Records from a data collection:
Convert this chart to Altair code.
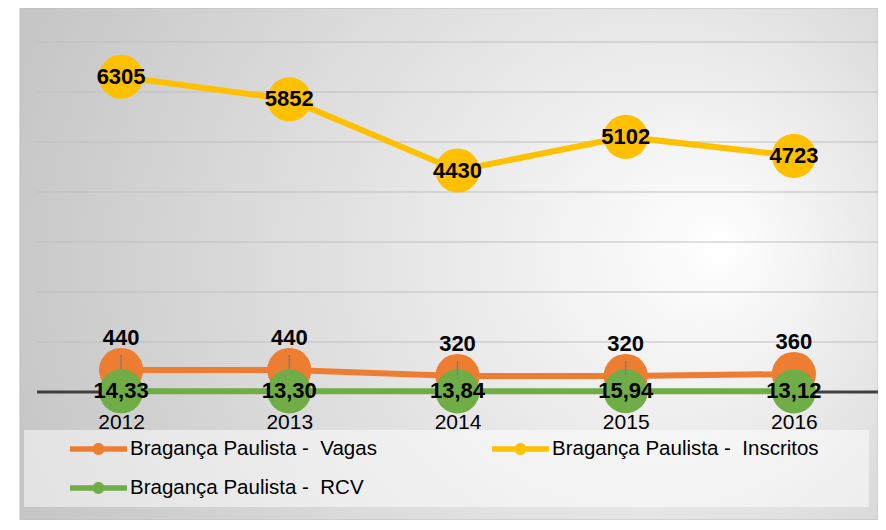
import altair as alt
import pandas as pd

# ---- data ----
years = ["2012", "2013", "2014", "2015", "2016"]
vagas = [440, 440, 320, 320, 360]
inscritos = [6305, 5852, 4430, 5102, 4723]
rcv = [14.33, 13.30, 13.84, 15.94, 13.12]
rcv_labels = ["14,33", "13,30", "13,84", "15,94", "13,12"]
vagas_leader = [True, True, True, True, False]
series_names = [
    "Bragança Paulista - \u00a0Vagas",
    "Bragança Paulista - \u00a0Inscritos",
    "Bragança Paulista - \u00a0RCV",
]
series_colors = ["#ED7D31", "#FFC000", "#70AD47"]
grid_values = [1000, 2000, 3000, 4000, 5000, 6000, 7000]
y_max = 7000

FONT = "Liberation Sans"

rows = []
for i, yr in enumerate(years):
    rows.append({"year": yr, "value": vagas[i], "series": series_names[0],
                 "label": str(vagas[i]), "leader": vagas_leader[i]})
for i, yr in enumerate(years):
    rows.append({"year": yr, "value": inscritos[i], "series": series_names[1],
                 "label": str(inscritos[i]), "leader": False})
for i, yr in enumerate(years):
    rows.append({"year": yr, "value": rcv[i], "series": series_names[2],
                 "label": rcv_labels[i], "leader": False})
df = pd.DataFrame(rows)
grid_df = pd.DataFrame({"value": grid_values})
base_df = pd.DataFrame({"value": [0]})
one = pd.DataFrame({"a": [0]})

x_enc = alt.X("year:O", scale=alt.Scale(domain=years, type="point", padding=0.5),
              axis=alt.Axis(title=None, ticks=False, domain=False, grid=False,
                            labelFontSize=21, labelFont=FONT, labelColor="#000000",
                            labelPadding=19, labelAngle=0, zindex=1))
y_scale = alt.Scale(domain=[0, y_max], nice=False, zero=True)
y_enc = alt.Y("value:Q", scale=y_scale, axis=None)

sym_path = ("M-1,-0.1 L1,-0.1 L1,0.1 L-1,0.1 Z "
            "M0.21,0 A0.21,0.21 0 1,1 -0.21,0 A0.21,0.21 0 1,1 0.21,0 Z")

legend_def = alt.Legend(title=None, orient="none", legendX=33, legendY=378.5,
                        direction="horizontal", columns=2, columnPadding=115,
                        rowPadding=-19, symbolType=sym_path, symbolSize=3249,
                        symbolStrokeWidth=0, symbolOpacity=1,
                        labelFontSize=20.5, labelFont=FONT, labelColor="#000000",
                        labelOffset=3, zindex=1, padding=0, labelLimit=400)
color_enc = alt.Color("series:N",
                      scale=alt.Scale(domain=series_names, range=series_colors),
                      legend=legend_def)

background = alt.Chart(one).mark_rect(
    fill={"gradient": "radial", "x1": 0.82, "y1": 0.48, "r1": 0,
          "x2": 0.62, "y2": 0.5, "r2": 0.66,
          "stops": [{"offset": 0, "color": "#ffffff"},
                    {"offset": 1, "color": "#c6c6c6"}]},
    stroke="#c0c0c0", strokeWidth=1,
).encode(x=alt.value(-17), x2=alt.value(841), y=alt.value(-34), y2=alt.value(478))

legend_box = alt.Chart(one).mark_rect(fill="#ffffff", fillOpacity=0.5).encode(
    x=alt.value(-13), x2=alt.value(832), y=alt.value(388), y2=alt.value(465))

grid = alt.Chart(grid_df).mark_rule(color="#bfbfbf", strokeWidth=1).encode(
    y=alt.Y("value:Q", scale=y_scale, axis=None))
baseline = alt.Chart(base_df).mark_rule(color="#404040", strokeWidth=3).encode(
    y=alt.Y("value:Q", scale=y_scale, axis=None))

lines = alt.Chart(df).mark_line(strokeWidth=6).encode(
    x=x_enc, y=y_enc, color=color_enc, detail="series:N")
circles = alt.Chart(df).mark_circle(size=1950, opacity=1).encode(
    x=x_enc, y=y_enc, color=color_enc)

leaders = alt.Chart(df).transform_filter(alt.datum.leader == True).mark_rule(
    color="#7f7f7f", strokeWidth=1.5, yOffset=-1, y2Offset=-15).encode(
    x=x_enc, y=y_enc, y2="value:Q")

txt_style = dict(font=FONT, fontSize=22, fontWeight="bold", color="#000000",
                 align="center", baseline="middle")
lab_ins = alt.Chart(df).transform_filter(alt.datum.series == series_names[1]).mark_text(
    **txt_style).encode(x=x_enc, y=y_enc, text="label:N")
lab_vag = alt.Chart(df).transform_filter(alt.datum.series == series_names[0]).mark_text(
    dy=-32, **txt_style).encode(x=x_enc, y=y_enc, text="label:N")
lab_rcv = alt.Chart(df).transform_filter(alt.datum.series == series_names[2]).mark_text(
    **txt_style).encode(x=x_enc, y=y_enc, text="label:N")

chart = alt.layer(
    background, legend_box, grid, baseline, lines, circles, leaders,
    lab_ins, lab_vag, lab_rcv,
).properties(
    width=841, height=350,
    autosize=alt.AutoSizeParams(type="none"),
    padding={"left": 29, "top": 34, "right": 0, "bottom": 128},
    background="#ffffff",
).configure_view(stroke=None)

chart.save("out.html", embed_options={"renderer": "svg", "actions": False})
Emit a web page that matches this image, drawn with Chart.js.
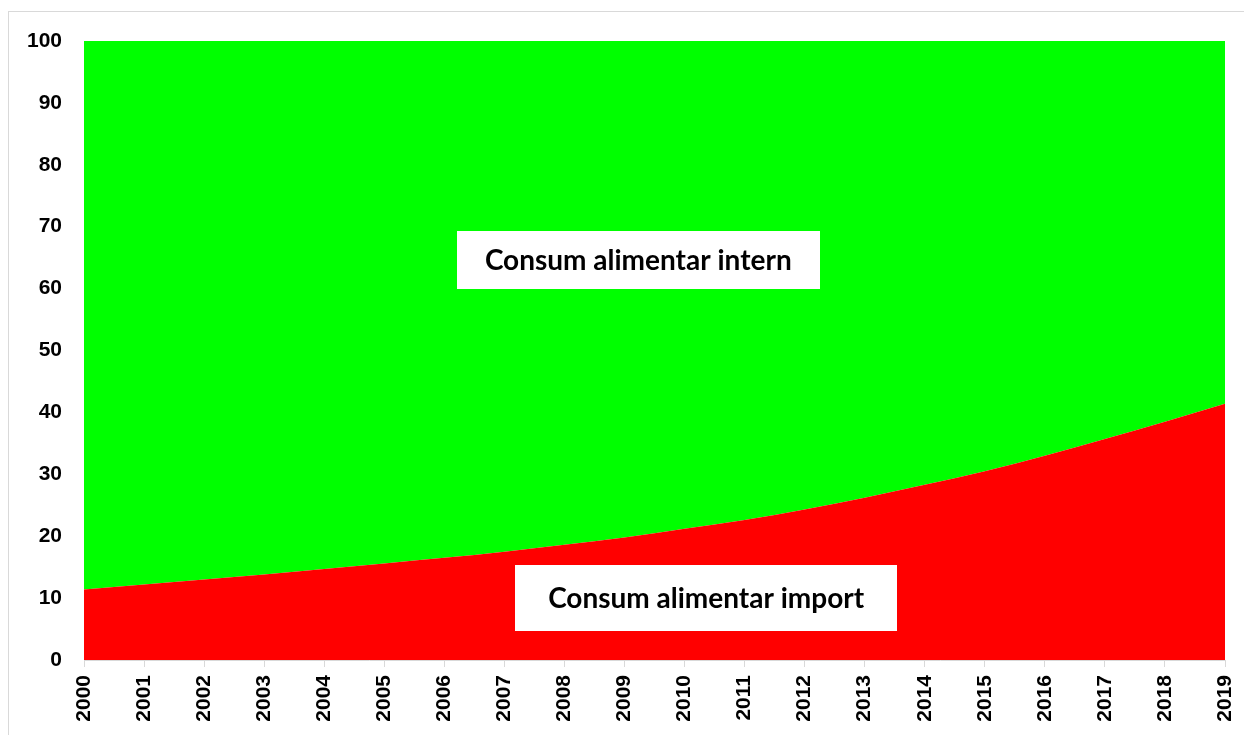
<!DOCTYPE html>
<html>
<head>
<meta charset="utf-8">
<script src="https://cdn.jsdelivr.net/npm/chart.js@4.4.1/dist/chart.umd.min.js"></script>
<style>
  html, body { margin: 0; padding: 0; background: #fff; overflow: hidden; }
  #frame { position: absolute; left: 8px; top: 11px; width: 1300px; height: 800px; border: 1px solid #d9d9d9; }
  #wrap { position: absolute; left: 0; top: 0; width: 1244px; height: 735px; }
</style>
</head>
<body>
<div id="frame"></div>
<div id="wrap"><canvas id="myChart"></canvas></div>
<script>
const years = ['2000','2001','2002','2003','2004','2005','2006','2007','2008','2009',
               '2010','2011','2012','2013','2014','2015','2016','2017','2018','2019'];

// share of food consumption covered by imports (%)
const importShare = [11.4, 12.2, 13.0, 13.8, 14.7, 15.6, 16.5, 17.5, 18.6, 19.8,
                     21.2, 22.6, 24.3, 26.2, 28.3, 30.5, 33.0, 35.7, 38.5, 41.4];
// share covered by domestic production (%)
const internShare = [88.6, 87.8, 87.0, 86.2, 85.3, 84.4, 83.5, 82.5, 81.4, 80.2,
                     78.8, 77.4, 75.7, 73.8, 71.7, 69.5, 67.0, 64.3, 61.5, 58.6];

const yTicks = [0, 10, 20, 30, 40, 50, 60, 70, 80, 90, 100];

// labels sitting on the areas, centre given in data units
const areaLabels = [
  { text: 'Consum alimentar intern', x: 9.23, y: 64.6, w: 363, h: 58 },
  { text: 'Consum alimentar import', x: 10.36, y: 10.0, w: 382, h: 66 }
];

const labelBoxes = {
  id: 'labelBoxes',
  afterDatasetsDraw(chart) {
    const c = chart.ctx;
    const xs = chart.scales.x, ys = chart.scales.y;
    c.save();
    areaLabels.forEach(function (l) {
      const cx = xs.getPixelForValue(l.x);
      const cy = ys.getPixelForValue(l.y);
      c.fillStyle = '#ffffff';
      c.fillRect(Math.round(cx - l.w / 2), Math.round(cy - l.h / 2), l.w, l.h);
      c.fillStyle = '#000000';
      c.font = 'bold 28px Lato, sans-serif';
      c.textAlign = 'center';
      c.textBaseline = 'middle';
      c.fillText(l.text, cx, cy + 1);
    });
    c.restore();
  }
};

const ctx = document.getElementById('myChart');

new Chart(ctx, {
  type: 'line',
  data: {
    labels: years,
    datasets: [{
      label: 'Consum alimentar import',
      data: importShare,
      backgroundColor: '#ff0000',
      borderWidth: 0,
      pointRadius: 0,
      fill: 'origin',
      cubicInterpolationMode: 'monotone'
    }, {
      label: 'Consum alimentar intern',
      data: internShare,
      backgroundColor: '#00ff00',
      borderWidth: 0,
      pointRadius: 0,
      fill: '-1',
      cubicInterpolationMode: 'monotone'
    }]
  },
  options: {
    responsive: true,
    maintainAspectRatio: false,
    animation: false,
    layout: { padding: { left: 0, top: 41, right: 19, bottom: 0 } },
    plugins: {
      legend: { display: false },
      tooltip: { enabled: false }
    },
    scales: {
      x: {
        offset: false,
        grid: { display: true, drawOnChartArea: false, drawTicks: true, tickLength: 7, color: '#d9d9d9' },
        border: { display: true, color: '#d9d9d9', width: 1 },
        ticks: {
          minRotation: 90, maxRotation: 90, padding: 8, autoSkip: false,
          color: '#000', font: { family: 'Liberation Sans, Arial, sans-serif', size: 21, weight: 'bold' }
        },
        afterFit(scale) {
          scale.height = 75;
          scale.paddingLeft = 0;
          scale.paddingRight = 0;
        }
      },
      y: {
        stacked: true,
        min: 0, max: 100,
        afterBuildTicks(scale) { scale.ticks = yTicks.map(v => ({ value: v })); },
        grid: { display: false },
        border: { display: false },
        ticks: {
          padding: 14,
          color: '#000', font: { family: 'Liberation Sans, Arial, sans-serif', size: 21, weight: 'bold' }
        },
        afterFit(scale) { scale.width = 84; }
      }
    }
  },
  plugins: [labelBoxes]
});
</script>
</body>
</html>
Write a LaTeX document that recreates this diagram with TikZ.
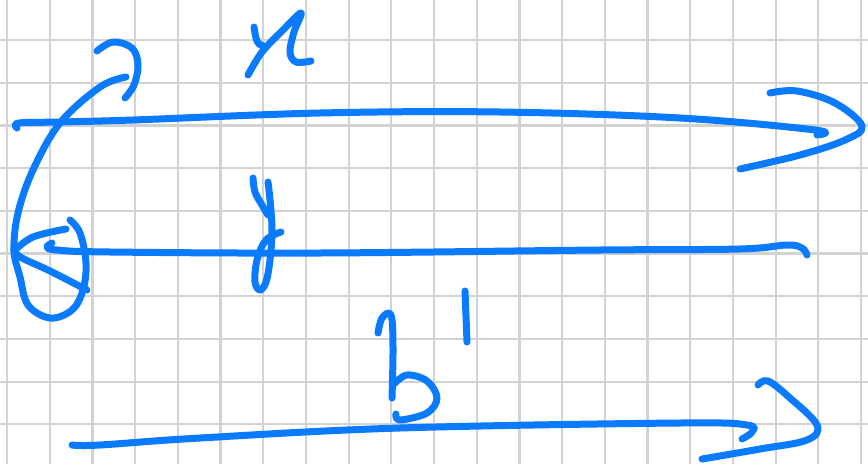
\documentclass[tikz,border=0pt]{standalone}
\usetikzlibrary{calc}
\definecolor{ink}{RGB}{10,122,255}
\definecolor{gridc}{RGB}{210,210,210}
\tikzset{
  pen/.style={draw=ink, line width=7pt, line cap=round, line join=round},
  gridline/.style={draw=gridc, line width=2.2pt}
}
\begin{document}
\begin{tikzpicture}[x=1pt,y=-1pt]
\useasboundingbox (0,0) rectangle (868,464);
\fill[white] (0,0) rectangle (868,464);
% grid
\foreach \k in {0,...,20} {\draw[gridline] ({7+42.7*\k},0) -- ({7+42.7*\k},464);}
\foreach \k in {0,...,9} {\draw[gridline] (0,{40+42.7*\k}) -- (868,{40+42.7*\k});}
% top line
\draw[pen] plot[smooth,tension=0.6] coordinates {(17,128) (19,123) (60,122) (133,120) (320,113) (500,112) (680,118) (815,130) (817,135)};
% top arrowhead
\draw[pen] plot[smooth,tension=0.6] coordinates {(770,93) (797,91) (835,103) (862,126) (845,140) (800,155) (740,169)};
% middle line
\draw[pen] plot[smooth,tension=0.6] coordinates {(52,243) (47,247) (57,250) (110,252) (320,253) (600,250) (740,249) (787,245) (802,248) (807,255)};
% bottom line
\draw[pen] plot[smooth,tension=0.6] coordinates {(72,445) (100,445) (200,438) (400,428) (680,423) (747,425) (752,432) (742,439)};
% bottom arrowhead
\draw[pen] plot[smooth,tension=0.6] coordinates {(758,385) (768,381) (790,398) (817,425) (807,440) (760,449) (702,459)};
% rotation arc with loop
\draw[pen] plot[smooth,tension=0.6] coordinates {(126,77) (100,87) (60,123) (33,170) (18,213) (14,250) (20,277) (28,305) (50,318) (72,310) (83,290) (86,263) (80,233) (70,220)};
% rotation arrow barbs
\draw[pen] plot[smooth,tension=0.6] coordinates {(14,251) (33,237) (66,229)};
\draw[pen] plot[smooth,tension=0.6] coordinates {(14,251) (22,258) (50,271) (87,290)};
% top hook
\draw[pen] plot[smooth,tension=0.6] coordinates {(97,51) (113,42) (132,48) (138,65) (134,85) (125,98)};
% letter x
\draw[pen] plot[smooth,tension=0.6] coordinates {(254,27) (256,38) (259,44) (264,46)};
\draw[pen] plot[smooth,tension=0.6] coordinates {(248,75) (262,52) (283,30) (301,13) (294,32) (290,52) (296,62) (311,61)};
% letter y
\draw[pen] plot[smooth,tension=0.6] coordinates {(253,178) (255,192) (262,205) (268,215)};
\draw[pen] plot[smooth,tension=0.6] coordinates {(268,182) (270,200) (272,230) (270,260) (266,282) (260,290) (255,282) (257,260) (266,240) (281,232)};
% letter b
\draw[pen] plot[smooth,tension=0.6] coordinates {(378,333) (382,318) (391,315) (393,347) (392,398)};
\draw[pen] plot[smooth,tension=0.6] coordinates {(394,384) (407,375) (427,381) (437,398) (427,413) (400,420) (396,414)};
% digit 1
\draw[pen] (465,291) -- (467,342);
\end{tikzpicture}
\end{document}
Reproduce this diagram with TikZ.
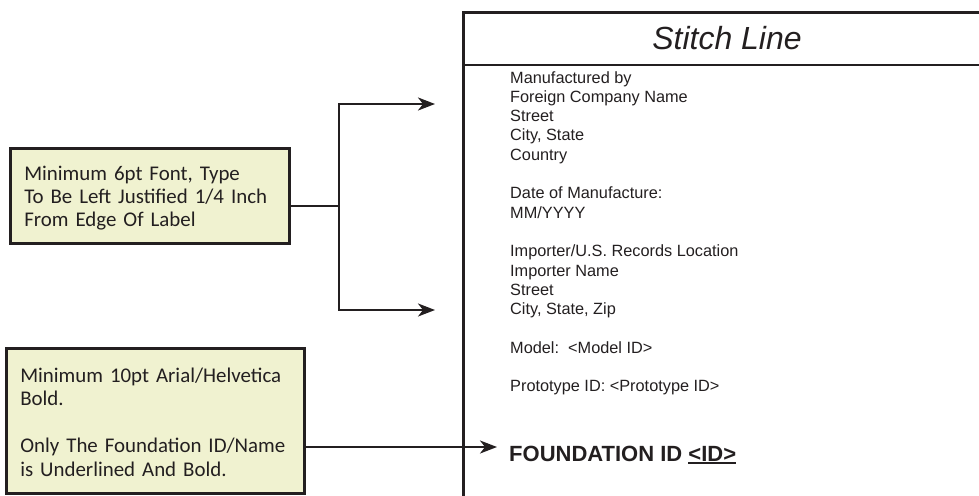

**WHAT THIS TASK INVOLVES**
Hand back the exact lines from the start of the entries to the line with "import pandas as pd", both ends kept and pictures left out.

**OUTPUT OF THE TASK**
Convert this chart to Altair code.
import altair as alt
import pandas as pd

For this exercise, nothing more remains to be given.